If you’re not based in India, you probably won’t have heard of SMS GupShup. Nevertheless, this is probably the largest mobile social network in the world – and it works off the back of old, reliable SMS. And today it has announced the securing of $12 million in funding – in addition to the roughly $25 million it has already gotten.
How does it work?
GupShup is based around SMS “communities” – a community can be formed around any topic, and it works like an emailing group. If you send an SMS to the community, every community subscriber receives it. And with a user base of 26 million people subscribed to over 2 million communities, that adds up to a lot of texts. In order to keep costs at a reasonable level, GupShup has to limit the number of SMS a user can send. Subscribers to larger communities are limited to 4 or 5 texts a day.
And it’s not just user community driven. Advertisers, brands and businesses (and even Facebook) have created their own GupShup communities, in order to communicate with Indian audiences. GupShup claims to host over 100 advertiser communities at the moment – and also claims to generate 5% of all SMS sent in India.

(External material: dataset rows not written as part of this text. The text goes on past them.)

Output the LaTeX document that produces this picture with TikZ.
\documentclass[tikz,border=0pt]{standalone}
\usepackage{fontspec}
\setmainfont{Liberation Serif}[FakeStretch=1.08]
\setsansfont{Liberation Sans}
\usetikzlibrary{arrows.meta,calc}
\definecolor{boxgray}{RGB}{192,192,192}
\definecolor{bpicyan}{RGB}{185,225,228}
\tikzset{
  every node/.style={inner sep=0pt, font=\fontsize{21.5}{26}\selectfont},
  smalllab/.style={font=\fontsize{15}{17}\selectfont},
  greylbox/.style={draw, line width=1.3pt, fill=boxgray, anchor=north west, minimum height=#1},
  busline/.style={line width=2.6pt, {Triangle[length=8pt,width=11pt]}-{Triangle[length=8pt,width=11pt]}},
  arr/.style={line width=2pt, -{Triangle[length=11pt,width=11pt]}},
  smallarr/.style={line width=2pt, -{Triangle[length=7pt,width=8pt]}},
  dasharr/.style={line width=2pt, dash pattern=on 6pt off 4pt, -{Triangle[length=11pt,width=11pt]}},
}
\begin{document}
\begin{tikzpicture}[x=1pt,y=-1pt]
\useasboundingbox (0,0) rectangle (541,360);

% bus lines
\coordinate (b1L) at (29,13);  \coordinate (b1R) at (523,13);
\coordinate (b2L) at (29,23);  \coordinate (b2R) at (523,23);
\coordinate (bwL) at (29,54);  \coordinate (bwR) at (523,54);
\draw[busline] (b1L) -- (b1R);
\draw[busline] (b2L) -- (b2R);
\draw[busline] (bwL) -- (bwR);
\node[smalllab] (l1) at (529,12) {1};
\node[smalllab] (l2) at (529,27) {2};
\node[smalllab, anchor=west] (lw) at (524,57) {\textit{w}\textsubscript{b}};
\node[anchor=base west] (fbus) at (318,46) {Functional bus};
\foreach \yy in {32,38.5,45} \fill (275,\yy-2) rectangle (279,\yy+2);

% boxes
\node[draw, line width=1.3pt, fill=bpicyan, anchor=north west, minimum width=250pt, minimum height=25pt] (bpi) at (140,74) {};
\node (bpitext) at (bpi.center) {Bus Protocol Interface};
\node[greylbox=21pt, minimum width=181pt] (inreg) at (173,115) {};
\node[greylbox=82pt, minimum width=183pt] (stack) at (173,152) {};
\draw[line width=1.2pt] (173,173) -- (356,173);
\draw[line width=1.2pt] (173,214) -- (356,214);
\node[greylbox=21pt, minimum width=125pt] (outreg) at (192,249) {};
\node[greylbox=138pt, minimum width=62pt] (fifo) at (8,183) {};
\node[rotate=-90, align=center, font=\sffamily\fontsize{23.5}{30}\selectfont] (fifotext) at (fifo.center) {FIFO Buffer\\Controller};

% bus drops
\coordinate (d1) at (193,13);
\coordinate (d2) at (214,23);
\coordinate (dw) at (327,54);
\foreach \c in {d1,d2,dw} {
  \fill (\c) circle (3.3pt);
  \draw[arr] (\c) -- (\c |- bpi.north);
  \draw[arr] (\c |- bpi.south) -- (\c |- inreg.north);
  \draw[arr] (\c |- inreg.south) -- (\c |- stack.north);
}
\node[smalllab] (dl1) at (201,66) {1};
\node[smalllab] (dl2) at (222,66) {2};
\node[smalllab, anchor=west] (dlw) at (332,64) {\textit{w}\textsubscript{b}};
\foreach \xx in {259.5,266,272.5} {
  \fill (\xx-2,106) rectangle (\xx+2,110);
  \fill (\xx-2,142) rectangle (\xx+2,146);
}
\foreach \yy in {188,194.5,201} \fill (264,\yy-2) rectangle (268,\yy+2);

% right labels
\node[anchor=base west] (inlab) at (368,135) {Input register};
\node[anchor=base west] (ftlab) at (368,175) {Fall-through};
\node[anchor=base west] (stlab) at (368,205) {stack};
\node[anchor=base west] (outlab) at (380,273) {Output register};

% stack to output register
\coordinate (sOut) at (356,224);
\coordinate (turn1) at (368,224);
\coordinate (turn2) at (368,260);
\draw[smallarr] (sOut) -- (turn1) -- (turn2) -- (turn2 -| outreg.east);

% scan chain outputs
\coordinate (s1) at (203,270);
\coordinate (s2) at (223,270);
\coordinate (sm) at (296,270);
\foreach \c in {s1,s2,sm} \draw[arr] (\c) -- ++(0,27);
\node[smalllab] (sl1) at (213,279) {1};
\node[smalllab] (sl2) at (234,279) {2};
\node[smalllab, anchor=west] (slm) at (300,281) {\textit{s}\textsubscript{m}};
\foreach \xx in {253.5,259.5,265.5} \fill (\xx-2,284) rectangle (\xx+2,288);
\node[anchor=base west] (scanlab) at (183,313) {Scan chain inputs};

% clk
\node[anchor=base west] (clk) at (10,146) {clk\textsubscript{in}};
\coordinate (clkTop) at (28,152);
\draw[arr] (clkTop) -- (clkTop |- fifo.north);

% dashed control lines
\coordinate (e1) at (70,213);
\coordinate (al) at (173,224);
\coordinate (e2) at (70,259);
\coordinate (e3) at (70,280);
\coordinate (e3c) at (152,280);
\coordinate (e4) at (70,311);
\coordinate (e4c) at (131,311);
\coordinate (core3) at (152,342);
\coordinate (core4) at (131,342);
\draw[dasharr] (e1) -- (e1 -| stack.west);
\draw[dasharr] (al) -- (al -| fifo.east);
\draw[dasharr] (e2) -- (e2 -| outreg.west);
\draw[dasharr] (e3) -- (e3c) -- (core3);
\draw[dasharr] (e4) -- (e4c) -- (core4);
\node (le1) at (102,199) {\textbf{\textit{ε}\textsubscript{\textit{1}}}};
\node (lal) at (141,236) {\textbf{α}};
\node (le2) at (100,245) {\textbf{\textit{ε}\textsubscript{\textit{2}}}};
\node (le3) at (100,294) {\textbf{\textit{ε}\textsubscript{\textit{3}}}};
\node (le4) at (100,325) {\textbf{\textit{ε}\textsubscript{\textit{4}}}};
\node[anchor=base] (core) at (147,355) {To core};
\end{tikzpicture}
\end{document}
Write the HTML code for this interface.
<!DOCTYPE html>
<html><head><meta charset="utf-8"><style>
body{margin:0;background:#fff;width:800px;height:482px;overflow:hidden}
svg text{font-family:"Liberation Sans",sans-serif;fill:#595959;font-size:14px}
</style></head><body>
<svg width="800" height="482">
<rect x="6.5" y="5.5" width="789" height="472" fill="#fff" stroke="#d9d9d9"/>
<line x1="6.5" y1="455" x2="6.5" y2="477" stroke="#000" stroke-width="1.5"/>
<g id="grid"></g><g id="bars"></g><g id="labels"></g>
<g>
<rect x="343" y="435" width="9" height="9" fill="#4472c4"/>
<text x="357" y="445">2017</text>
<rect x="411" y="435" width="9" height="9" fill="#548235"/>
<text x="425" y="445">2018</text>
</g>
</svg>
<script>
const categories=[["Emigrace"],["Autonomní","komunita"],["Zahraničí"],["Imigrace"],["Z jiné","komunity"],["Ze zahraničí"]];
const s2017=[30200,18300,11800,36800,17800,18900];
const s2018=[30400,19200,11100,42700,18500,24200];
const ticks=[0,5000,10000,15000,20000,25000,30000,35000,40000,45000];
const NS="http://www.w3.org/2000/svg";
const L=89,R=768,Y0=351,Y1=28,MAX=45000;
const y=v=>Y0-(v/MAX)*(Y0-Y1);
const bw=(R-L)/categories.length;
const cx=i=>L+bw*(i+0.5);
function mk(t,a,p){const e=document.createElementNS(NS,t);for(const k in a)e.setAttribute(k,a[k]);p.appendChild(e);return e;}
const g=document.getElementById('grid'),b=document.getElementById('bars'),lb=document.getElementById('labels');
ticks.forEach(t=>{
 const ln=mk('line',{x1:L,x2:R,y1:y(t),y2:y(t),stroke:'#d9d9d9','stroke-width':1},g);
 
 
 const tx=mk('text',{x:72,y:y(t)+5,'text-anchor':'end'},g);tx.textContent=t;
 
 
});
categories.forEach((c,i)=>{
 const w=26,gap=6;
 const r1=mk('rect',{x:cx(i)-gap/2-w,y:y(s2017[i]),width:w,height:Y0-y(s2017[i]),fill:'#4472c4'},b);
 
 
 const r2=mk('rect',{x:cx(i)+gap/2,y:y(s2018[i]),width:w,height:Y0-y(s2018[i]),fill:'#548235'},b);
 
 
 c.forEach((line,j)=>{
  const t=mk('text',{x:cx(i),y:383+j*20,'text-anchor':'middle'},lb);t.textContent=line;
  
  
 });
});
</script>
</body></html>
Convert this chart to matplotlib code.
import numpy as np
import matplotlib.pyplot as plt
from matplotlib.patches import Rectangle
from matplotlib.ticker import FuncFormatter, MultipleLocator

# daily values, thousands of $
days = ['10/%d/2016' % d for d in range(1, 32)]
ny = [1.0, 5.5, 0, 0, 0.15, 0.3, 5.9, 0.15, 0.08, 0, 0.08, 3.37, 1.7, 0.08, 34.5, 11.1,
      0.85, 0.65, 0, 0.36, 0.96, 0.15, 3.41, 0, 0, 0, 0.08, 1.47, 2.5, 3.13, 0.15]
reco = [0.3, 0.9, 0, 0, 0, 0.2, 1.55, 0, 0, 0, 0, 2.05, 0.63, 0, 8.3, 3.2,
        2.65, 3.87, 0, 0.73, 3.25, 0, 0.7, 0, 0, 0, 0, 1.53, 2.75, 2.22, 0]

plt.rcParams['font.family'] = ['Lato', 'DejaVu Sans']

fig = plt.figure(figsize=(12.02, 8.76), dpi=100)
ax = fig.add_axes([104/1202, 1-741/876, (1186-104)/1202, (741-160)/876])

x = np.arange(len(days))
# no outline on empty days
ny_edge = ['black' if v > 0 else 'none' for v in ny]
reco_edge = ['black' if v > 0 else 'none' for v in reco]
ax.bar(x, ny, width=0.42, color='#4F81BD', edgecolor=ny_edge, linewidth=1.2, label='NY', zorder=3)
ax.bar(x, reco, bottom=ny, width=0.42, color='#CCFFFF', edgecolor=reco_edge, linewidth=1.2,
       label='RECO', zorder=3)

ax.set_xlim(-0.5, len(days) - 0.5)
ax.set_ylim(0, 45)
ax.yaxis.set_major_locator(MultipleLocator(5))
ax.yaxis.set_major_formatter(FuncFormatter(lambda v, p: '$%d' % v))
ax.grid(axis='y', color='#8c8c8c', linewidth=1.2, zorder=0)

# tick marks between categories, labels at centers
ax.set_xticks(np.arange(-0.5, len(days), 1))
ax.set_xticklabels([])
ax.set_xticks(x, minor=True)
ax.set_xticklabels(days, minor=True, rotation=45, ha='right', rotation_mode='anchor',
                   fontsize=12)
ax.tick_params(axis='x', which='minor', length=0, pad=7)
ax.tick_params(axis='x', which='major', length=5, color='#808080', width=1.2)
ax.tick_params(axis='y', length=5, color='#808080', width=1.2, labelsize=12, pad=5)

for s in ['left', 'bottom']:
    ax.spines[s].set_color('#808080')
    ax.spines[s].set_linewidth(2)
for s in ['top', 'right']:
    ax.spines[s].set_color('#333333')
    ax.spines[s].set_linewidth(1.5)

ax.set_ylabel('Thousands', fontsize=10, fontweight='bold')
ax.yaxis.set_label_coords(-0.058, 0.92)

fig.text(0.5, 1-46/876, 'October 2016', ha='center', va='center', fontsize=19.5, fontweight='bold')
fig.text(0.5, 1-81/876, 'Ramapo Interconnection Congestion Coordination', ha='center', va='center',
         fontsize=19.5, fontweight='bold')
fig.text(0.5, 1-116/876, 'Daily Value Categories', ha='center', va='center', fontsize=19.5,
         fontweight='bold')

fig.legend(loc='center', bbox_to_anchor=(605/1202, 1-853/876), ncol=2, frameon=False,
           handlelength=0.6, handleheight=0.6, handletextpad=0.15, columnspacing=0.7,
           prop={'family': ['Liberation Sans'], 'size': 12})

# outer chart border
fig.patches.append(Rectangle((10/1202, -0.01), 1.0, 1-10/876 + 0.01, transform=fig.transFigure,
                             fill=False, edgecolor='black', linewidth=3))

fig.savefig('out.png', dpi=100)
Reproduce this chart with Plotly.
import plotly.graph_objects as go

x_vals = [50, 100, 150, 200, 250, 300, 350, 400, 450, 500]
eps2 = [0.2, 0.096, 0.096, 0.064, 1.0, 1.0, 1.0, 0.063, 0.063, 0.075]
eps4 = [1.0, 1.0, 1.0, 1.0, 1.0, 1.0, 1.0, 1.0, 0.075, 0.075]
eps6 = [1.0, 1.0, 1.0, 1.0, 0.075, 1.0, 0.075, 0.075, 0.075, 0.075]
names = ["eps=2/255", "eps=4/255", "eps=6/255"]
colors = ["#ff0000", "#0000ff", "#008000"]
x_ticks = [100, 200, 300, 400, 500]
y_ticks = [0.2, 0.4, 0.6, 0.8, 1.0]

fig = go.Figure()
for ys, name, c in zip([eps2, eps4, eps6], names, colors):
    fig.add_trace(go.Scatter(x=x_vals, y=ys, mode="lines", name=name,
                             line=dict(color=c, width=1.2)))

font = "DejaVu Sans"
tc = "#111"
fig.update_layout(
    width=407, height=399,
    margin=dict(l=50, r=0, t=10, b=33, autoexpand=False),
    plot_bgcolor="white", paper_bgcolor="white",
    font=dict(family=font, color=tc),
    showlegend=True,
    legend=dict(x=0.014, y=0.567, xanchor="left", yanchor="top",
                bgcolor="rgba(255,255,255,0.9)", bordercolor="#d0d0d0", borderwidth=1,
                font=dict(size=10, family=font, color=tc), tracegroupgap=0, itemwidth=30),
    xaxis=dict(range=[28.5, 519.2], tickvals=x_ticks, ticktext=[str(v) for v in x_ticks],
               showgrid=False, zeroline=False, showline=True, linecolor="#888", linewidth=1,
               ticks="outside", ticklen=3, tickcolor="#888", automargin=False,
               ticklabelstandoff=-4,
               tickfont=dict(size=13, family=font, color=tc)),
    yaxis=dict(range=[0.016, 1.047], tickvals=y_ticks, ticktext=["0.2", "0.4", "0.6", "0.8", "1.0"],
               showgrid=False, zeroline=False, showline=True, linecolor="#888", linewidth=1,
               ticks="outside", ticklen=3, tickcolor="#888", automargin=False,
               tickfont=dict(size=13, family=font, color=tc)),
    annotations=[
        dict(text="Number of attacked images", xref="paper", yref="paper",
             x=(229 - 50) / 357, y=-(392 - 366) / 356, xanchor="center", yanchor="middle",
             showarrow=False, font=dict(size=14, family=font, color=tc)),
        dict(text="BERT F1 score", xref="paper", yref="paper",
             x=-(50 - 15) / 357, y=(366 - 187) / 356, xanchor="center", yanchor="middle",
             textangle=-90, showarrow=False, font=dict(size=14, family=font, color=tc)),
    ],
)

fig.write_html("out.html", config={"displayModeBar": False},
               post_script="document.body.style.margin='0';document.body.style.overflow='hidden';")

Beerud Sheth is the Chief Executive of SMS GupShups parent company, Webaroo Technology. He says that interest in GupShup isn’t just limited to India: “our user base and revenues have grown substantially over the last year and are seeing strong interest from carriers worldwide. We expect to use the proceeds from this funding round to accelerate our growth and expand our operations globally. Our products are useful to each of the the 4 billion mobile subscribers worldwide”.
What we think?
The Wall Street Journal pointed out an interesting wrinkle in the GupShup model: sending that number of texts every month is damn expensive. This service is gold in a country where SMS is still King, but in places where IM and other mobile-friendly messaging services are cheaper than texts it will wither and die.